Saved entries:
--------------------------------------------------

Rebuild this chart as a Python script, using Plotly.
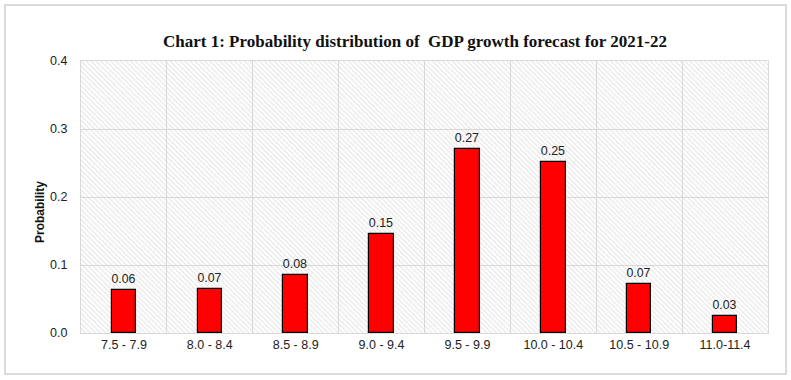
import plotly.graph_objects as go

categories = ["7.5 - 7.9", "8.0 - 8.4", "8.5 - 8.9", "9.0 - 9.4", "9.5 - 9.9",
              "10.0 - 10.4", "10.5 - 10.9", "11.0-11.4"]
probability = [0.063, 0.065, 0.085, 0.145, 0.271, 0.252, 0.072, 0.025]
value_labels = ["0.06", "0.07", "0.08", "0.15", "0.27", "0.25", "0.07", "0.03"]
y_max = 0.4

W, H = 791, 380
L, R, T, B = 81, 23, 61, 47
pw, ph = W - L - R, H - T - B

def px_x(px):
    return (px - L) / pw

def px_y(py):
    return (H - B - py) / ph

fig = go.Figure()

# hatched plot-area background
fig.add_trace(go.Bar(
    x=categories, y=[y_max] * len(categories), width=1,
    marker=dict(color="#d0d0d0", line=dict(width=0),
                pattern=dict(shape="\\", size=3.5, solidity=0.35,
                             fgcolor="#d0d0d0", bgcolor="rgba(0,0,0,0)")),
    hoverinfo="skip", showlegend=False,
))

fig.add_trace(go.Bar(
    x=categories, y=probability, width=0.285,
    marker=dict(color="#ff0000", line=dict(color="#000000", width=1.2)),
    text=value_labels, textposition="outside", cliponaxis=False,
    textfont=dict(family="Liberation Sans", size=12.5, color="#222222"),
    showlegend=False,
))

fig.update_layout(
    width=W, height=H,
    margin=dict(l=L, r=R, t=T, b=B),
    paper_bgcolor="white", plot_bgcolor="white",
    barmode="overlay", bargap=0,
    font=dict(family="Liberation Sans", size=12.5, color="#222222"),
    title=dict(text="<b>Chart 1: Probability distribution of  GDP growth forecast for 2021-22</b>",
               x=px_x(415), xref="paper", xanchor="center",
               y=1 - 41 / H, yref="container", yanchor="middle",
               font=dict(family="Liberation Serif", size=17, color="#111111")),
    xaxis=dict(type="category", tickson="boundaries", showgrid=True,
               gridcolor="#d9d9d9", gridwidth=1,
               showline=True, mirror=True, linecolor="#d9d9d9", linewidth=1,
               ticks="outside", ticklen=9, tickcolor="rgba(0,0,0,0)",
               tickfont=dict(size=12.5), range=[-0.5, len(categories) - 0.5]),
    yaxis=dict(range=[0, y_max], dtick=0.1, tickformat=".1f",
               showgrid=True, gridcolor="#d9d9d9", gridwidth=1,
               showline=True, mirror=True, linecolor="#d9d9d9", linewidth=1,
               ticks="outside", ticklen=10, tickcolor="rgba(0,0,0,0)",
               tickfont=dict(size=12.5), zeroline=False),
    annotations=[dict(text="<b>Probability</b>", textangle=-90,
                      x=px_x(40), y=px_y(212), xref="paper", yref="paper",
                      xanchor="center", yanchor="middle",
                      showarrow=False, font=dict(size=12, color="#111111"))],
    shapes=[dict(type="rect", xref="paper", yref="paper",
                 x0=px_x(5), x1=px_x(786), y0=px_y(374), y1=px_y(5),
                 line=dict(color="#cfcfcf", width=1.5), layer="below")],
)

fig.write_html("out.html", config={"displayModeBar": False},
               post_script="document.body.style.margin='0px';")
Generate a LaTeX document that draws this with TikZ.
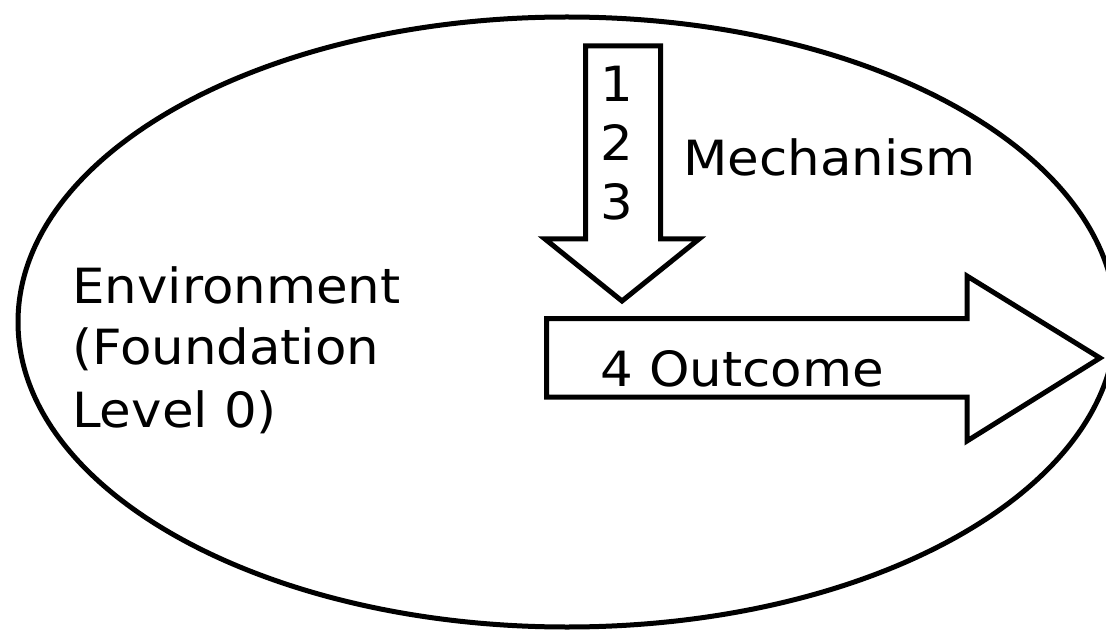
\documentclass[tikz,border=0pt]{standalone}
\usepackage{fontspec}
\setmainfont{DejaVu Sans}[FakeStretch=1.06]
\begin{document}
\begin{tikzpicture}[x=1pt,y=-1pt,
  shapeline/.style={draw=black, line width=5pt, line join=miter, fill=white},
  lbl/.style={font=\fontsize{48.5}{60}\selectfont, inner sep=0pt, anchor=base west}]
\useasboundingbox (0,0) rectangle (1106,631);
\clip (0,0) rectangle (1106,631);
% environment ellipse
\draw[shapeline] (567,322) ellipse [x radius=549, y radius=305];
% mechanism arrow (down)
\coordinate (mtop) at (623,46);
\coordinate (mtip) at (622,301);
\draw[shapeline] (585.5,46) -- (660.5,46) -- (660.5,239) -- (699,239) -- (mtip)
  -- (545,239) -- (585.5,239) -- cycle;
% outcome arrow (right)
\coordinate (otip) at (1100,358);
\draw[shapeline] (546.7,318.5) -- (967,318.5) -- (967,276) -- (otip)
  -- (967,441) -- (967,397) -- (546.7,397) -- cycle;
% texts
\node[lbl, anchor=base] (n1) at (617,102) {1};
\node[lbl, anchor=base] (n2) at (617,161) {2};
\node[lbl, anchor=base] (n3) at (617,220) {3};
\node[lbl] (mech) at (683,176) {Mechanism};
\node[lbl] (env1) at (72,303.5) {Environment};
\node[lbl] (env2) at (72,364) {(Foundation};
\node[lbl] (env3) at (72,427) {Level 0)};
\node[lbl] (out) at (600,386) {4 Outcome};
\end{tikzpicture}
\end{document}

--------------------------------------------------

- [TASK BRIEF]
Output exactly the span of lines from the top of the listing through the line holding "y_max = 0.4", and leave every picture out.

- [FINAL ANSWER]
Rebuild this chart as a Python script, using Plotly.
import plotly.graph_objects as go

categories = ["7.5 - 7.9", "8.0 - 8.4", "8.5 - 8.9", "9.0 - 9.4", "9.5 - 9.9",
              "10.0 - 10.4", "10.5 - 10.9", "11.0-11.4"]
probability = [0.063, 0.065, 0.085, 0.145, 0.271, 0.252, 0.072, 0.025]
value_labels = ["0.06", "0.07", "0.08", "0.15", "0.27", "0.25", "0.07", "0.03"]
y_max = 0.4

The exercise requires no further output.